EXERCISE DETAILS:
Please determine how many lines of the material include the word "this", and respond with nothing but that number.

[START OF DATA LINES]

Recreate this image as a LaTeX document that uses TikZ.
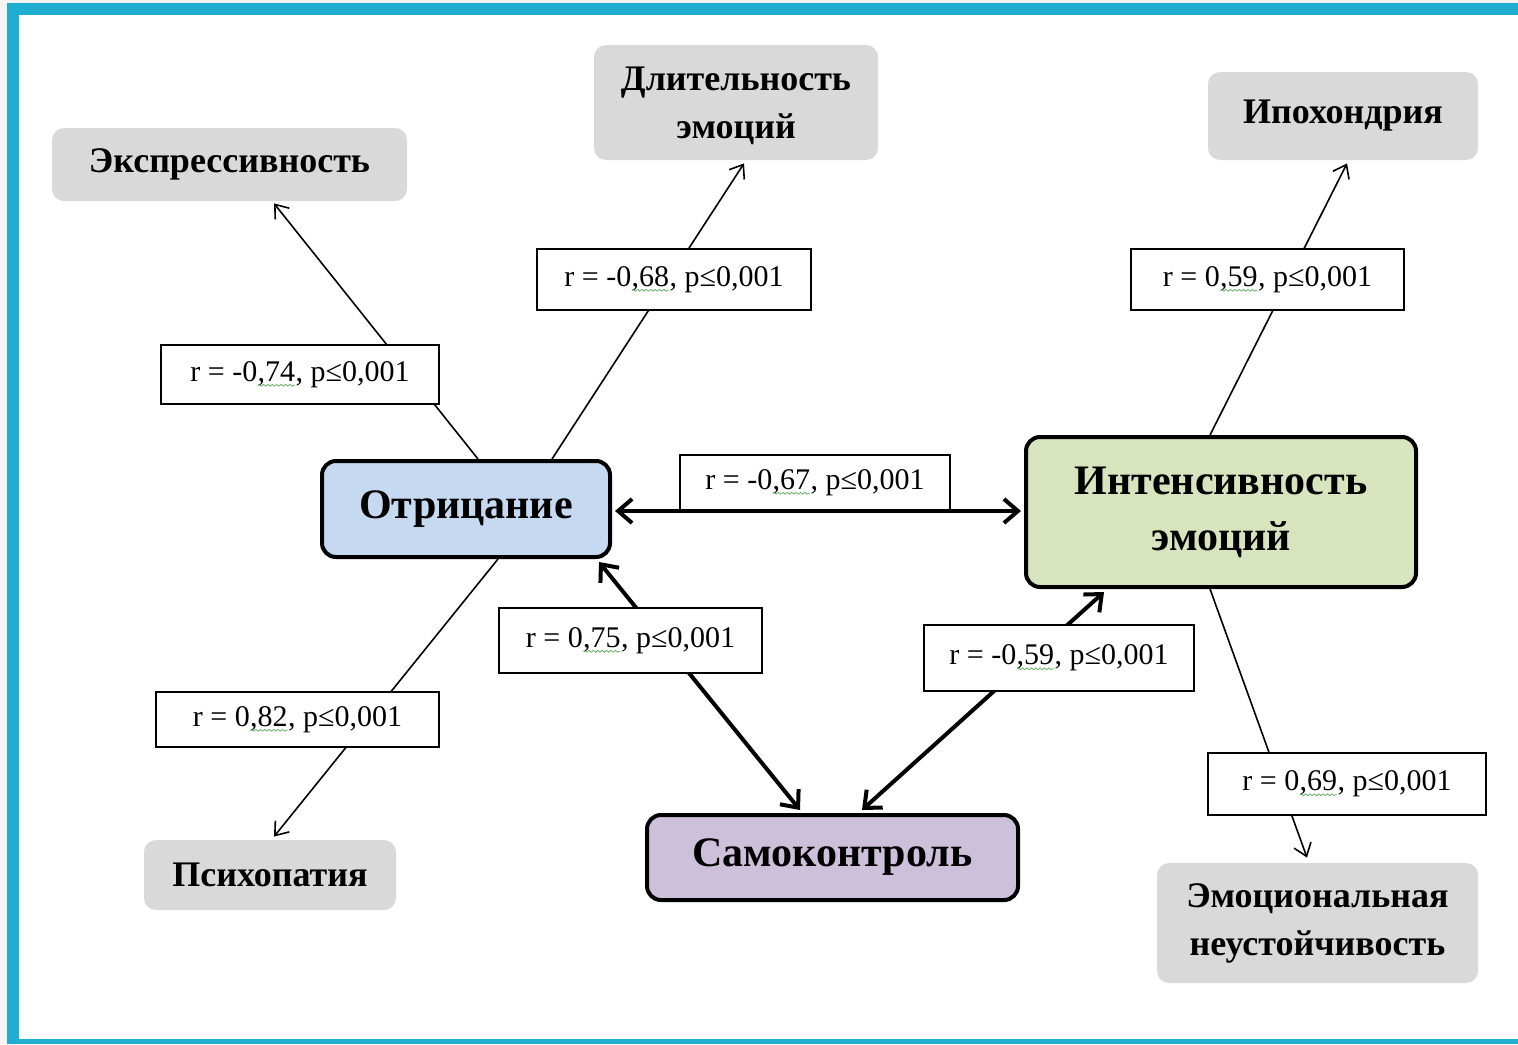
\documentclass[tikz,border=0pt]{standalone}
\usepackage{fontspec}
\setmainfont{Liberation Serif}
\usetikzlibrary{arrows.meta,calc,decorations.pathmorphing}
\definecolor{frame}{RGB}{31,174,207}
\definecolor{outbg}{RGB}{246,244,245}
\definecolor{greybox}{RGB}{217,217,217}
\definecolor{blueb}{RGB}{197,217,241}
\definecolor{greenb}{RGB}{215,228,189}
\definecolor{purpb}{RGB}{204,192,218}
\definecolor{wavyg}{RGB}{90,170,90}
\pgfdeclarelayer{back}
\pgfdeclarelayer{bg}
\pgfsetlayers{back,bg,main}
\newcommand\wv[1]{\tikz[baseline=(w.base)]{\node[draw=none,fill=none,inner sep=0pt,outer sep=0pt,minimum width=0pt,minimum height=0pt](w){#1};\draw[wavyg,line width=0.35pt,decorate,decoration={snake,amplitude=0.45pt,segment length=2.2pt}]([yshift=-2pt]w.base west)--([yshift=-2pt]w.base east);}}
\tikzset{
  greynode/.style={fill=greybox,rounded corners=6pt,inner sep=0pt,align=center,font=\fontsize{18}{24}\selectfont\bfseries},
  mainnode/.style={draw=black,line width=2pt,rounded corners=7pt,inner sep=0pt,align=center,font=\fontsize{21}{28}\selectfont\bfseries},
  lab/.style={draw=black,line width=0.6pt,fill=white,inner sep=0pt,font=\fontsize{15}{17}\selectfont},
  thinline/.style={line width=0.8pt,-{Straight Barb[length=6pt,width=9pt,line width=0.8pt]}},
  thickline/.style={line width=2pt,{Straight Barb[length=7pt,width=12pt,line width=2pt]}-{Straight Barb[length=7pt,width=12pt,line width=2pt]}}
}
\begin{document}
\begin{tikzpicture}[x=0.5pt,y=-0.5pt]
\useasboundingbox (0,0) rectangle (1518,1044);
\begin{pgfonlayer}{back}
\fill[outbg] (0,0) rectangle (1518,1044);
\fill[frame] (7,3) rectangle (1518,1044);
\fill[white] (19,15) rectangle (1518,1039);
\end{pgfonlayer}
% grey nodes
\node[greynode,minimum width=177.5pt,minimum height=36.5pt] (expr) at (229.5,164.5) {Экспрессивность};
\node[greynode,minimum width=142pt,minimum height=57.5pt,text depth=-2pt] (dlit) at (736,102.5) {Длительность\\эмоций};
\node[greynode,minimum width=135pt,minimum height=44pt] (ipo) at (1343,116) {\raisebox{1.5pt}{Ипохондрия}};
\node[greynode,minimum width=126pt,minimum height=35pt] (psy) at (270,875) {Психопатия};
\node[greynode,minimum width=160.5pt,minimum height=60pt] (emo) at (1317.5,923) {Эмоциональная\\неустойчивость};
% main nodes
\node[mainnode,fill=blueb,minimum width=144pt,minimum height=48pt] (otr) at (466,509) {Отрицание};
\node[mainnode,fill=greenb,minimum width=195pt,minimum height=75pt] (int) at (1221,512) {Интенсивность\\эмоций};
\node[mainnode,fill=purpb,minimum width=185.5pt,minimum height=42.5pt] (sam) at (832.5,857.5) {Самоконтроль};
% label boxes
\node[lab,minimum width=139pt,minimum height=29.5pt] (l74) at (300,374.5) {r = -0\wv{,74}, p≤0,001};
\node[lab,minimum width=137pt,minimum height=30.5pt] (l68) at (674,279.5) {r = -0\wv{,68}, p≤0,001};
\node[lab,minimum width=136.5pt,minimum height=30.5pt] (l59a) at (1267.5,279.5) {r = 0\wv{,59}, p≤0,001};
\node[lab,minimum width=135pt,minimum height=27.5pt] (l67) at (815,482.5) {\raisebox{-1.5pt}{r = -0\wv{,67}, p≤0,001}};
\node[lab,minimum width=141.5pt,minimum height=27.5pt] (l82) at (297.5,719.5) {r = 0\wv{,82}, p≤0,001};
\node[lab,minimum width=139pt,minimum height=31pt] (l69) at (1347,784) {r = 0\wv{,69}, p≤0,001};
% connectors
\begin{pgfonlayer}{bg}
\draw[thinline] ($(otr.north)+(12,0)$) -- ($(expr.south)+(44.5,2)$);
\draw[thinline] ($(otr.north)+(86,0)$) -- ($(dlit.south)+(8,3)$);
\draw[thinline] ($(int.north)+(-11,0)$) -- ($(ipo.south)+(4,3)$);
\draw[thinline] ($(otr.south)+(32,0)$) -- ($(psy.north)+(4,-3)$);
\draw[thinline] ($(int.south)+(-11,0)$) -- ($(emo.north)+(-10.5,-5)$);
\end{pgfonlayer}
\draw[thickline] ($(otr.east)+(3,2)$) -- ($(int.west)+(-3,-1)$);
\draw[thickline] ($(otr.south east)+(-13,3)$) -- ($(sam.north)+(-32.5,-3)$);
\draw[thickline] ($(sam.north)+(29.5,-3)$) -- ($(int.south west)+(80,3)$);
\node[lab,minimum width=131.5pt,minimum height=32.5pt] (l75) at (630.5,640.5) {r = 0\wv{,75}, p≤0,001};
\node[lab,minimum width=135pt,minimum height=33pt] (l59b) at (1059,658) {r = -0\wv{,59}, p≤0,001};
\end{tikzpicture}
\end{document}
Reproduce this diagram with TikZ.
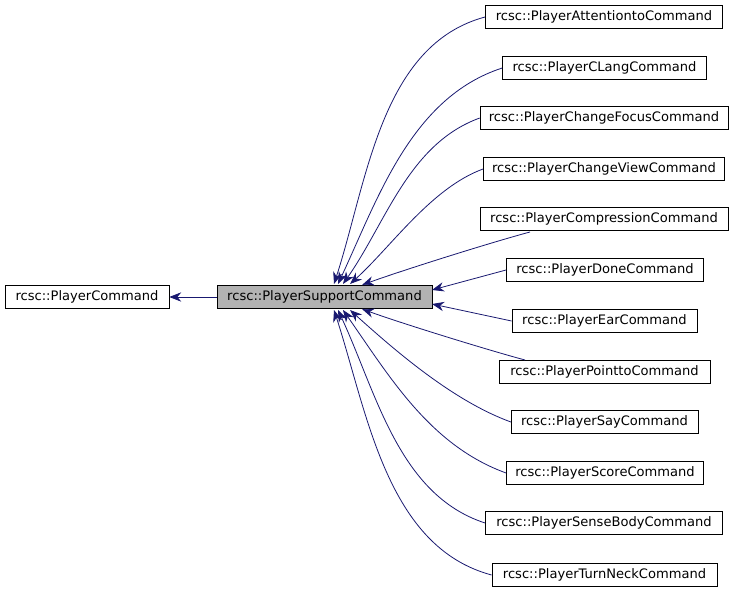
\documentclass[tikz,border=0pt]{standalone}
\usepackage{fontspec}
\setmainfont{DejaVu Sans}
\usetikzlibrary{arrows.meta}
\definecolor{edgeblue}{RGB}{25,25,112}
\begin{document}
\begin{tikzpicture}[x=0.75pt, y=-0.75pt, font=\fontsize{9.8pt}{11pt}\selectfont,
    cls/.style={rectangle, draw, minimum height=17.5pt, inner sep=1pt},
    inh/.style={edgeblue, semithick, -{Stealth[length=9pt, width=7pt]}}]

    \useasboundingbox (0,0) rectangle (736,595);

    \node[cls, minimum width=123pt] (base) at (87,297) {rcsc::PlayerCommand};
    \node[cls, minimum width=161pt, fill=black!30] (sup) at (324.5,297) {rcsc::PlayerSupportCommand};

    % derived classes
    \node[cls, minimum width=178pt] (c1) at (604,17) {rcsc::PlayerAttentiontoCommand};
    \node[cls, minimum width=153pt] (c2) at (604.5,68) {rcsc::PlayerCLangCommand};
    \node[cls, minimum width=186pt] (c3) at (604,118) {rcsc::PlayerChangeFocusCommand};
    \node[cls, minimum width=181pt] (c4) at (604,169) {rcsc::PlayerChangeViewCommand};
    \node[cls, minimum width=186pt] (c5) at (604,219) {rcsc::PlayerCompressionCommand};
    \node[cls, minimum width=148pt] (c6) at (605,270) {rcsc::PlayerDoneCommand};
    \node[cls, minimum width=139pt] (c7) at (604.5,321) {rcsc::PlayerEarCommand};
    \node[cls, minimum width=158pt] (c8) at (604.5,372) {rcsc::PlayerPointtoCommand};
    \node[cls, minimum width=140pt] (c9) at (604.5,422) {rcsc::PlayerSayCommand};
    \node[cls, minimum width=148pt] (c10) at (605,473) {rcsc::PlayerScoreCommand};
    \node[cls, minimum width=178pt] (c11) at (604,523) {rcsc::PlayerSenseBodyCommand};
    \node[cls, minimum width=169pt] (c12) at (604.5,575) {rcsc::PlayerTurnNeckCommand};

    \coordinate (t1) at (334,284);
    \coordinate (t2) at (338,284);
    \coordinate (t3) at (343,284);
    \coordinate (t4) at (350,284);
    \coordinate (t5) at (362,285);
    \coordinate (t6) at (432,290);
    \coordinate (t7) at (432,304);
    \coordinate (t8) at (362,309);
    \coordinate (t9) at (350,310);
    \coordinate (t10) at (343,310);
    \coordinate (t11) at (338,310);
    \coordinate (t12) at (334,310);
    \coordinate (s5) at (530,232);
    \coordinate (s8) at (525,360);

    \draw[inh] (sup) -- (base);
    \draw[inh] (c1.west) to[out=195, in=72, looseness=0.9] (t1);
    \draw[inh] (c2.west) to[out=198, in=65, looseness=0.9] (t2);
    \draw[inh] (c3.west) to[out=200, in=55, looseness=0.9] (t3);
    \draw[inh] (c4.west) to[out=200, in=42, looseness=0.8] (t4);
    \draw[inh] (s5) to[out=195, in=20, looseness=0.6] (t5);
    \draw[inh] (c6.west) -- (t6);
    \draw[inh] (c7.west) -- (t7);
    \draw[inh] (s8) to[out=165, in=-20, looseness=0.6] (t8);
    \draw[inh] (c9.west) to[out=160, in=-42, looseness=0.8] (t9);
    \draw[inh] (c10.west) to[out=160, in=-55, looseness=0.9] (t10);
    \draw[inh] (c11.west) to[out=162, in=-65, looseness=0.9] (t11);
    \draw[inh] (c12.west) to[out=165, in=-72, looseness=0.9] (t12);
\end{tikzpicture}
\end{document}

[END OF DATA LINES]

PROBLEM SOLUTION:
2